# Supplied information:
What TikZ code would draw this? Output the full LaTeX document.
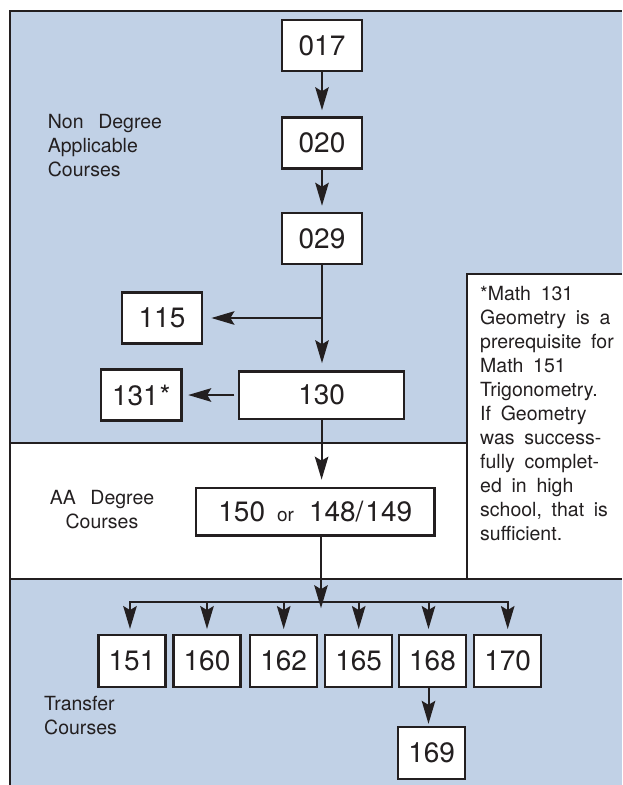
\documentclass[tikz,border=0pt]{standalone}
\usepackage{fontspec}
\setmainfont{TeX Gyre Heros}
\usetikzlibrary{arrows.meta}
\definecolor{bluebg}{RGB}{193,209,230}
\definecolor{ink}{RGB}{35,31,32}
\begin{document}
\begin{tikzpicture}[x=1pt,y=-1pt,
  course/.style={draw=ink, line width=2.3pt, fill=white, minimum width=80.5pt, minimum height=51.2pt, inner sep=0pt, font=\fontsize{28}{30}\selectfont, text=ink},
  small/.style={course, minimum width=67.2pt, minimum height=52pt},
  arr/.style={draw=ink, line width=2pt, -{Stealth[length=23pt,width=13.5pt,inset=4pt]}},
  link/.style={draw=ink, line width=2pt},
  lbl/.style={inner sep=0pt, text=ink, font={\fontsize{19.5}{24}\selectfont\spaceskip=0.75em\relax}},
  notetext/.style={inner sep=0pt, text=ink, font={\fontsize{19.5}{24}\selectfont\spaceskip=0.5em\relax}},
]
\useasboundingbox (0,0) rectangle (622,785);
% background bands
\fill[bluebg] (10,11) rectangle (622,443);
\fill[bluebg] (10,579) rectangle (622,785);
\fill[white] (467,274) rectangle (622,579);
% frame lines
\draw[ink, line width=2.4pt] (10,785) -- (10,11) -- (622,11);
\draw[ink, line width=2.2pt] (10,443) -- (467,443);
\draw[ink, line width=2.2pt] (10,579) -- (622,579);
\draw[ink, line width=2.2pt] (622,274) -- (467,274) -- (467,579);

% course boxes
\node[course] (n017) at (322,45.7) {017};
\node[course] (n020) at (322,143) {020};
\node[course] (n029) at (322,238.5) {029};
\node[course] (n115) at (162,318) {115};
\node[course, minimum width=165.4pt, minimum height=47.3pt] (n130) at (321.6,395) {130};
\node[course] (n131) at (141.3,395) {131\kern1pt*};
\node[course, minimum width=238.5pt, minimum height=47.8pt] (n150) at (315.3,511.7)
  {150\hspace{12pt}{\fontsize{19}{20}\selectfont or}\hspace{15pt}148/\kern2pt 149};
\foreach \nm/\xx in {151/132,160/207,162/283.7,165/358.7,168/432.5,170/507.7}
  \node[small] (n\nm) at (\xx,661.2) {\nm};
\node[small] (n169) at (431.7,753) {169};

% connectors
\draw[arr, shorten >=6pt] (n017) -- (n020);
\draw[arr, shorten >=6pt] (n020) -- (n029);
\draw[arr, shorten >=7pt] (n029.south) -- (n029.south |- n130.north);
\coordinate (b115) at (322,318);
\draw[arr, shorten >=8pt] (b115) -- (n115.east);
\draw[arr, shorten <=3.5pt, shorten >=5.5pt] (n130.west) -- (n131.east);
\draw[arr, shorten >=7pt] (n130.south) -- (n130.south |- n150.north);
\coordinate (hub) at (321,601.7);
\draw[arr] (n150.south -| hub) -- ([yshift=-6.5pt]hub);
\draw[arr, shorten >=5pt] (hub) -- ([xshift=-2pt]n151.north |- hub) -- ([xshift=-2pt]n151.north);
\draw[arr, shorten >=5pt] (hub) -- (n170.north |- hub) -- (n170.north);
\foreach \nm in {160,162,165}
  \draw[arr, shorten >=5pt] (n\nm.north |- hub) -- (n\nm.north);
\draw[arr, shorten >=5pt] ([xshift=-4pt]n168.north |- hub) -- ([xshift=-4pt]n168.north);
\draw[arr, shorten >=2pt] ([xshift=-4pt]n168.south) -- ([xshift=-4pt]n168.south |- n169.north);

% section labels
\node[lbl, anchor=north west, align=left] (lnd) at (47.7,113.3)
  {\rule{0pt}{15pt}Non Degree\\Applicable\\Courses};
\node[lbl, anchor=north, align=center] (laa) at (102,489.3)
  {\rule{0pt}{15pt}AA Degree\\Courses};
\node[lbl, anchor=north west, align=left] (ltr) at (44,695.7)
  {\rule{0pt}{15pt}Transfer\\Courses};

% note
\node[notetext, anchor=north west, align=left] (note) at (480,285)
  {\rule{0pt}{15pt}*Math 131\\Geometry is a\\prerequisite for\\Math 151\\Trigonometry.\\If Geometry\\was success-\\fully complet-\\ed in high\\school, that is\\sufficient.};
\end{tikzpicture}
\end{document}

# What to do:
The listing above needs to be output again exactly. Don't include the pictures.

# Exercise answer:
What TikZ code would draw this? Output the full LaTeX document.
\documentclass[tikz,border=0pt]{standalone}
\usepackage{fontspec}
\setmainfont{TeX Gyre Heros}
\usetikzlibrary{arrows.meta}
\definecolor{bluebg}{RGB}{193,209,230}
\definecolor{ink}{RGB}{35,31,32}
\begin{document}
\begin{tikzpicture}[x=1pt,y=-1pt,
  course/.style={draw=ink, line width=2.3pt, fill=white, minimum width=80.5pt, minimum height=51.2pt, inner sep=0pt, font=\fontsize{28}{30}\selectfont, text=ink},
  small/.style={course, minimum width=67.2pt, minimum height=52pt},
  arr/.style={draw=ink, line width=2pt, -{Stealth[length=23pt,width=13.5pt,inset=4pt]}},
  link/.style={draw=ink, line width=2pt},
  lbl/.style={inner sep=0pt, text=ink, font={\fontsize{19.5}{24}\selectfont\spaceskip=0.75em\relax}},
  notetext/.style={inner sep=0pt, text=ink, font={\fontsize{19.5}{24}\selectfont\spaceskip=0.5em\relax}},
]
\useasboundingbox (0,0) rectangle (622,785);
% background bands
\fill[bluebg] (10,11) rectangle (622,443);
\fill[bluebg] (10,579) rectangle (622,785);
\fill[white] (467,274) rectangle (622,579);
% frame lines
\draw[ink, line width=2.4pt] (10,785) -- (10,11) -- (622,11);
\draw[ink, line width=2.2pt] (10,443) -- (467,443);
\draw[ink, line width=2.2pt] (10,579) -- (622,579);
\draw[ink, line width=2.2pt] (622,274) -- (467,274) -- (467,579);

% course boxes
\node[course] (n017) at (322,45.7) {017};
\node[course] (n020) at (322,143) {020};
\node[course] (n029) at (322,238.5) {029};
\node[course] (n115) at (162,318) {115};
\node[course, minimum width=165.4pt, minimum height=47.3pt] (n130) at (321.6,395) {130};
\node[course] (n131) at (141.3,395) {131\kern1pt*};
\node[course, minimum width=238.5pt, minimum height=47.8pt] (n150) at (315.3,511.7)
  {150\hspace{12pt}{\fontsize{19}{20}\selectfont or}\hspace{15pt}148/\kern2pt 149};
\foreach \nm/\xx in {151/132,160/207,162/283.7,165/358.7,168/432.5,170/507.7}
  \node[small] (n\nm) at (\xx,661.2) {\nm};
\node[small] (n169) at (431.7,753) {169};

% connectors
\draw[arr, shorten >=6pt] (n017) -- (n020);
\draw[arr, shorten >=6pt] (n020) -- (n029);
\draw[arr, shorten >=7pt] (n029.south) -- (n029.south |- n130.north);
\coordinate (b115) at (322,318);
\draw[arr, shorten >=8pt] (b115) -- (n115.east);
\draw[arr, shorten <=3.5pt, shorten >=5.5pt] (n130.west) -- (n131.east);
\draw[arr, shorten >=7pt] (n130.south) -- (n130.south |- n150.north);
\coordinate (hub) at (321,601.7);
\draw[arr] (n150.south -| hub) -- ([yshift=-6.5pt]hub);
\draw[arr, shorten >=5pt] (hub) -- ([xshift=-2pt]n151.north |- hub) -- ([xshift=-2pt]n151.north);
\draw[arr, shorten >=5pt] (hub) -- (n170.north |- hub) -- (n170.north);
\foreach \nm in {160,162,165}
  \draw[arr, shorten >=5pt] (n\nm.north |- hub) -- (n\nm.north);
\draw[arr, shorten >=5pt] ([xshift=-4pt]n168.north |- hub) -- ([xshift=-4pt]n168.north);
\draw[arr, shorten >=2pt] ([xshift=-4pt]n168.south) -- ([xshift=-4pt]n168.south |- n169.north);

% section labels
\node[lbl, anchor=north west, align=left] (lnd) at (47.7,113.3)
  {\rule{0pt}{15pt}Non Degree\\Applicable\\Courses};
\node[lbl, anchor=north, align=center] (laa) at (102,489.3)
  {\rule{0pt}{15pt}AA Degree\\Courses};
\node[lbl, anchor=north west, align=left] (ltr) at (44,695.7)
  {\rule{0pt}{15pt}Transfer\\Courses};

% note
\node[notetext, anchor=north west, align=left] (note) at (480,285)
  {\rule{0pt}{15pt}*Math 131\\Geometry is a\\prerequisite for\\Math 151\\Trigonometry.\\If Geometry\\was success-\\fully complet-\\ed in high\\school, that is\\sufficient.};
\end{tikzpicture}
\end{document}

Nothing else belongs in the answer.